Since get may not return anything (Nothing), I have to fmap twice over the index page result: fmap (lines . C.unpack) <$> get … to transform the inner C.ByteString. Also this version is unsafe because if there is no index page, the program will terminate trying to evaluate firstFilename. I was then trying to do something similar and stumbled upon the same issue with dealing with the inner Maybe values. This seemed like too much hassle and there should be a better way in Haskell! For some reason I thought about monad transformers, read a few articles and it was the right approach! I didn’t understand it that fast of course, turned out I didn’t know how they work.

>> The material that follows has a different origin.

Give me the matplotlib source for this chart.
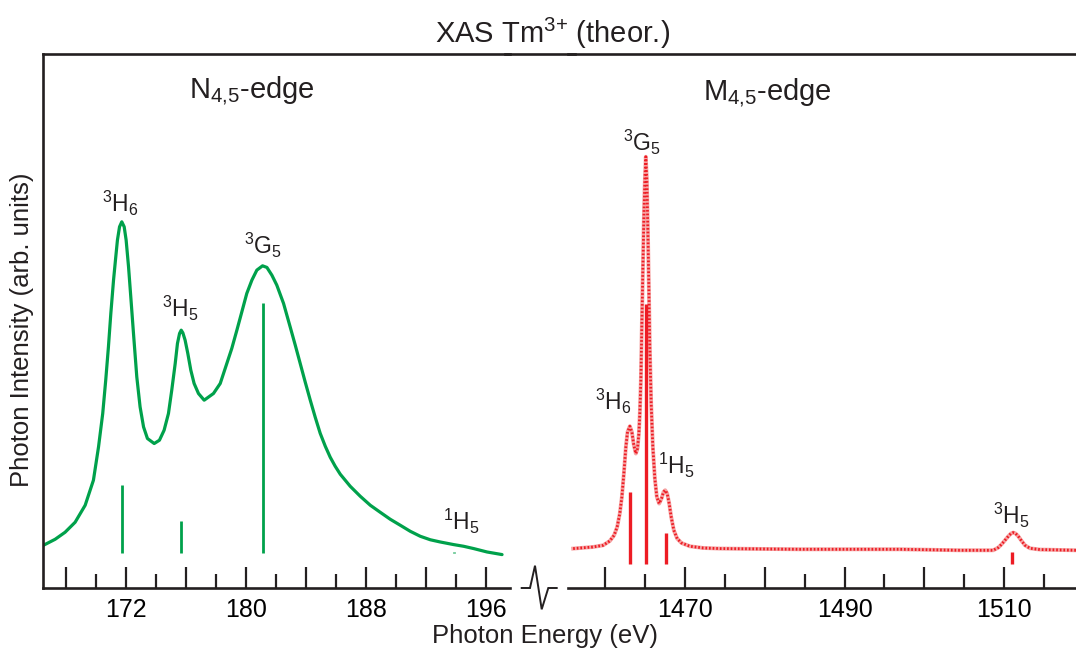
import matplotlib
matplotlib.use("Agg")
import matplotlib.pyplot as plt
from matplotlib.lines import Line2D
from matplotlib.ticker import FixedLocator, FixedFormatter

plt.rcParams["font.family"] = ["Liberation Sans", "DejaVu Sans"]
plt.rcParams["mathtext.fontset"] = "custom"
plt.rcParams["mathtext.rm"] = "Liberation Sans"
plt.rcParams["mathtext.it"] = "Liberation Sans:italic"
plt.rcParams["mathtext.bf"] = "Liberation Sans:bold"

INK = "#231f20"
GREEN = "#00a14b"
RED = "#ed1c24"

# ---- N4,5-edge spectrum (photon energy in eV, intensity in arb. units) ----
n_energy = [166.51, 167.29, 167.95, 168.62, 169.29, 169.84, 170.18, 170.46,
            170.66, 170.84, 171.00, 171.18, 171.33, 171.44, 171.58, 171.73,
            171.89, 172.02, 172.18, 172.33, 172.51, 172.73, 172.95, 173.18,
            173.44, 173.89, 174.24, 174.55, 174.84, 175.06, 175.29, 175.44,
            175.58, 175.69, 175.80, 175.95, 176.13, 176.33, 176.55, 176.84,
            177.22, 177.84, 178.29, 178.73, 179.06, 179.40, 179.73, 180.06,
            180.40, 180.73, 181.11, 181.40, 181.73, 182.06, 182.51, 182.95,
            183.29, 183.62, 183.95, 184.29, 184.62, 184.95, 185.29, 185.62,
            185.95, 186.29, 186.95, 187.62, 188.29, 188.95, 189.62, 190.29,
            190.95, 191.62, 192.29, 192.95, 193.84, 194.51, 195.18, 196.07,
            197.07]
n_intensity = [43, 49, 56, 66, 83, 108, 141.3, 174.7,
               208, 241.3, 274.7, 308, 331.3, 348, 361.3, 366.3,
               361.3, 348, 321.3, 291.3, 254.7, 211.3, 181.3, 161.3,
               149.7, 144.7, 148, 158, 174.7, 198, 224.7, 244.7,
               254.7, 258, 255.3, 248, 234.7, 218, 204.7, 194.7,
               188, 194.7, 204.7, 224.7, 239.7, 258, 276.3, 294.7,
               308, 318, 322.3, 320.7, 313, 303, 284.7, 261.3,
               243, 224.7, 206.3, 188, 171, 155, 142, 131,
               122, 114, 102, 92, 83, 76, 69, 63,
               57, 52, 48.5, 46.3, 43.7, 42, 39.7, 36.3,
               33.7]

# multiplet lines (sticks) of the N4,5-edge
n_stick_energy = [171.73, 175.67, 181.13, 193.9]
n_stick_top = [103, 67, 284.7, 36.5]
n_stick_base = 35

n_peak_labels = [r"$^{3}$H$_{6}$", r"$^{3}$H$_{5}$", r"$^{3}$G$_{5}$", r"$^{1}$H$_{5}$"]
n_label_energy = [171.65, 175.62, 181.12, 194.35]
n_label_height = [384.5, 279.5, 342.5, 66.5]

# ---- M4,5-edge spectrum ----
m_energy = [1456.01, 1458.51, 1459.77, 1460.60, 1461.14, 1461.52, 1461.85,
            1462.11, 1462.36, 1462.61, 1462.82, 1463.11, 1463.36, 1463.61,
            1463.86, 1464.07, 1464.24, 1464.36, 1464.49, 1464.61, 1464.74,
            1464.86, 1464.99, 1465.11, 1465.24, 1465.36, 1465.49, 1465.61,
            1465.78, 1465.99, 1466.24, 1466.49, 1466.78, 1467.08, 1467.33,
            1467.54, 1467.79, 1468.04, 1468.29, 1468.62, 1469.04, 1469.58,
            1470.63, 1472.30, 1474.39, 1484.41, 1496.94, 1504.46, 1508.64,
            1509.26, 1509.68, 1510.10, 1510.52, 1510.85, 1511.14, 1511.44,
            1511.77, 1512.19, 1512.61, 1513.23, 1514.49, 1519.00]
m_intensity = [39.7, 41.3, 43, 47.3, 53, 61.3, 74.7,
               91.3, 114.7, 141.3, 156.3, 162, 156.3, 143,
               134.7, 139.7, 154.7, 174.7, 208, 261.3, 318,
               368, 408, 431.3, 408, 361.3, 301.3, 241.3,
               184.7, 141.3, 109.7, 91.3, 84.7, 89.7, 96.3,
               98, 94.7, 84.7, 71.3, 58, 49.7, 45.3,
               42, 40.3, 39.7, 39, 39, 38, 38,
               40.7, 44, 48, 52, 54.7, 55.7, 54.7,
               52, 47.3, 43, 40, 38.7, 38]

m_stick_energy = [1463.11, 1465.11, 1467.62, 1511.0]
m_stick_top = [96.3, 283.7, 55.7, 36.3]
m_stick_base = 24

m_peak_labels = [r"$^{3}$H$_{6}$", r"$^{3}$G$_{5}$", r"$^{1}$H$_{5}$", r"$^{3}$H$_{5}$"]
m_label_energy = [1461.10, 1464.67, 1469.0, 1510.94]
m_label_height = [187, 446, 123, 73]

# ---- axis ticks ----
n_major = [168, 172, 176, 180, 184, 188, 192, 196]
n_major_labels = ["", "172", "", "180", "", "188", "", "196"]
n_minor = [170, 174, 178, 182, 186, 190, 194]
m_major = [1460, 1470, 1480, 1490, 1500, 1510]
m_major_labels = ["", "1470", "", "1490", "", "1510"]
m_minor = [1465, 1475, 1485, 1495, 1505, 1515]

W, H = 1076, 655
fig = plt.figure(figsize=(W / 100, H / 100), dpi=100)


def fx(px):
    return px / W


def fy(py):
    return 1 - py / H


bottom_px, top_px = 588.3, 54.0
ax_n = fig.add_axes([fx(43.3), fy(bottom_px), fx(510) - fx(43.3), fy(top_px) - fy(bottom_px)])
ax_m = fig.add_axes([fx(568.3), fy(bottom_px), fx(1080) - fx(568.3), fy(top_px) - fy(bottom_px)])

for ax in (ax_n, ax_m):
    ax.set_ylim(0, 534)
    ax.set_yticks([])
    ax.spines["right"].set_visible(False)
    for s in ("top", "bottom", "left"):
        ax.spines[s].set_linewidth(1.9)
        ax.spines[s].set_color(INK)
    ax.tick_params(axis="x", which="major", direction="in", length=15, width=1.6,
                   color=INK, labelsize=18, labelcolor="black", pad=7)
    ax.tick_params(axis="x", which="minor", direction="in", length=10, width=1.6,
                   color=INK)
    ax.patch.set_alpha(0)
ax_m.spines["left"].set_visible(False)

ax_n.set_xlim(166.5, 197.6)
ax_n.xaxis.set_major_locator(FixedLocator(n_major))
ax_n.xaxis.set_major_formatter(FixedFormatter(n_major_labels))
ax_n.xaxis.set_minor_locator(FixedLocator(n_minor))

ax_m.set_xlim(1455.4, 1519.5)
ax_m.xaxis.set_major_locator(FixedLocator(m_major))
ax_m.xaxis.set_major_formatter(FixedFormatter(m_major_labels))
ax_m.xaxis.set_minor_locator(FixedLocator(m_minor))

# N4,5-edge curve and sticks
ax_n.plot(n_energy, n_intensity, color=GREEN, lw=2.3, solid_capstyle="round",
          solid_joinstyle="round")
ax_n.vlines(n_stick_energy, n_stick_base, n_stick_top, color=GREEN, lw=2.0)
for lab, e, h in zip(n_peak_labels, n_label_energy, n_label_height):
    ax_n.text(e, h, lab, ha="center", va="center", fontsize=16.5, color=INK)

# M4,5-edge curve (speckled red) and sticks
ax_m.plot(m_energy, m_intensity, color="#f6a3a3", lw=2.8, solid_joinstyle="round")
ax_m.plot(m_energy, m_intensity, color=RED, lw=2.0, linestyle=(0, (0.6, 0.7)))
ax_m.vlines(m_stick_energy, m_stick_base, m_stick_top, color=RED, lw=2.4)
for lab, e, h in zip(m_peak_labels, m_label_energy, m_label_height):
    ax_m.text(e, h, lab, ha="center", va="center", fontsize=16.5, color=INK)

# top frame line bridging the two panels
fig.add_artist(Line2D([fx(505), fx(575)], [fy(top_px), fy(top_px)], color=INK, lw=1.9))

# axis break symbol
brk_x = [521.7, 530.0, 535.0, 541.7, 548.3, 556.7]
brk_y = [588.0, 588.0, 565.7, 609.3, 588.0, 588.0]
fig.add_artist(Line2D([fx(v) for v in brk_x], [fy(v) for v in brk_y],
                      color=INK, lw=1.4, solid_joinstyle="miter"))

fig.text(fx(553), fy(33), r"XAS Tm$^{3{+}}$ (theor.)", ha="center", va="center",
         fontsize=21, color=INK)
fig.text(fx(252), fy(90), r"N$_{4{,}5}$-edge", ha="center", va="center",
         fontsize=21, color=INK)
fig.text(fx(767), fy(92), r"M$_{4{,}5}$-edge", ha="center", va="center",
         fontsize=21, color=INK)
fig.text(fx(545), fy(636), "Photon Energy (eV)", ha="center", va="center",
         fontsize=18.5, color=INK)
fig.text(fx(22), fy(330), "Photon Intensity (arb. units)", ha="center", va="center",
         rotation=90, fontsize=18.5, color=INK)

fig.savefig("out.png", dpi=100)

But at first, I was confused as to how to convert a Maybe value to a MaybeT value. The “getter” for MaybeT is runMaybeT :: MaybeT m a -> m (Maybe a); turned out the constructor is just the reverse: MaybeT :: m (Maybe a) -> MaybeT m a. This means:

λ> mValue = Just 42 :: Maybe Int
λ> mValueT = MaybeT . pure $ mValue :: Applicative m => MaybeT m Int

Long story short, the much improved version of program is:

getM :: HTTP m => HTTPPath -> MaybeT m C.ByteString
getM = MaybeT . get

safeHeadM :: Applicative m => [a] -> MaybeT m a
safeHeadM = MaybeT . pure . safeHead

program :: (HTTP m, Monad m) => m String
program = fmap (fromMaybe "error!") . runMaybeT $ do
  root <- lines . C.unpack <$> getM (HTTPPath "")
  firstFilename <- safeHeadM root
  C.unpack <$> getM (HTTPPath firstFilename)

The do block here is not of type m String, but MaybeT m String. It seems obvious now, but it wasn’t when I had type errors all the time. If you use type inference everywhere inside your non-trivial functions, then a slight change may drastically change the types of your values and you may see bizarre errors. If you have those, remember: “follow the types”, make sure you understand what type each expression should be and what it actually is in the code, however slow that analysis may be at the beginning.

So the amazing thing in this code is that I can use the get function (from my HTTP monad) and not have to care about any of the missing results. If any of the values is Nothing, the entire block will return Nothing, exactly what I wanted. This is all in the >>= operator for that more advanced monad.

It was a long post and I know a little bit more now, about monad transformers and custom monads too.

ps. The people who discovered (invented?) and implemented monads and monad transformers are geniuses!